INPUT:
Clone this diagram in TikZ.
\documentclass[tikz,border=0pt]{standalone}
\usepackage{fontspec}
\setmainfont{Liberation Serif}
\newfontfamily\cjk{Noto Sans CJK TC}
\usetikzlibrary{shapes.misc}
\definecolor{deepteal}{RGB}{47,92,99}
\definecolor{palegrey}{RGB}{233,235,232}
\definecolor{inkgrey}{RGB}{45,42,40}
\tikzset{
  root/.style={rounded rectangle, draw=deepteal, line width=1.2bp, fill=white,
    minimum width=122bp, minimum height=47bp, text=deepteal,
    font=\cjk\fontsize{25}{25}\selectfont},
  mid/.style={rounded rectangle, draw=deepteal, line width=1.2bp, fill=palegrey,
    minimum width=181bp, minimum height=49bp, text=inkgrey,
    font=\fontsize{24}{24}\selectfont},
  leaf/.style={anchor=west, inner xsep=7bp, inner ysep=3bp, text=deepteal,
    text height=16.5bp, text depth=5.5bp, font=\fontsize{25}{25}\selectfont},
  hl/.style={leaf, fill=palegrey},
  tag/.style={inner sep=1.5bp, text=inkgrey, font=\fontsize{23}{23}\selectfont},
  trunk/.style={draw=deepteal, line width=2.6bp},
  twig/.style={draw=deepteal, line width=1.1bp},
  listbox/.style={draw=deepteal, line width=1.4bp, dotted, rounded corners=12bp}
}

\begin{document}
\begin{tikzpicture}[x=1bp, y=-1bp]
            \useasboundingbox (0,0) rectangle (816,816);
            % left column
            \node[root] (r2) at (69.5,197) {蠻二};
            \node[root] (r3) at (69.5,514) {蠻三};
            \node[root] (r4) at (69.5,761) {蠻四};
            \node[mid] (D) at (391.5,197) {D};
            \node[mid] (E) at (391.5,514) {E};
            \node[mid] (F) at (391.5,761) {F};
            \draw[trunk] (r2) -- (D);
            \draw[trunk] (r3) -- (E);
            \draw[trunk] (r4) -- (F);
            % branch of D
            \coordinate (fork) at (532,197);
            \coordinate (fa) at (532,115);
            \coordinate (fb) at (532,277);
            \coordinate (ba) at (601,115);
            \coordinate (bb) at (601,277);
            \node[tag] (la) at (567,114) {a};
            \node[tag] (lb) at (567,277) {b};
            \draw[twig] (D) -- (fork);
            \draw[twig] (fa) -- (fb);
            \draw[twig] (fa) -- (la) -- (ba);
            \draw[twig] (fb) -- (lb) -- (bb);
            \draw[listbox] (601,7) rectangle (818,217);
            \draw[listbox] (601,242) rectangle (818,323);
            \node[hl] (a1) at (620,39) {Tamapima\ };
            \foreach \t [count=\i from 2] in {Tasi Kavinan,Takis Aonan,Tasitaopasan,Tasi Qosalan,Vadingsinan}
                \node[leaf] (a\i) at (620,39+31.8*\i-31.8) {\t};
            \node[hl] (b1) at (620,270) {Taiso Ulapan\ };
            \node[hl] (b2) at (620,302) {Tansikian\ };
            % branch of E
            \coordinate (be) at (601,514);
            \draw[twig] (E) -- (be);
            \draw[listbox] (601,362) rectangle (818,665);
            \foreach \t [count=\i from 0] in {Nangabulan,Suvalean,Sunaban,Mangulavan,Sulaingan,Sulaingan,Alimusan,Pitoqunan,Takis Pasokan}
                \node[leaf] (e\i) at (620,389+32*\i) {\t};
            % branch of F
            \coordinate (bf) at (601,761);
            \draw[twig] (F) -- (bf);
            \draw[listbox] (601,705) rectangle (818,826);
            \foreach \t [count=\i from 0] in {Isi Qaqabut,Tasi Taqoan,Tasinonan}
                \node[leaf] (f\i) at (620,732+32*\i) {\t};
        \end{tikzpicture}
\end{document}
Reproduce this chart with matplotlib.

TASK STATEMENT: Leave out every line without the string "this" and copy the rest.

THE OUTPUT:
Clone this diagram in TikZ.
Reproduce this chart with matplotlib.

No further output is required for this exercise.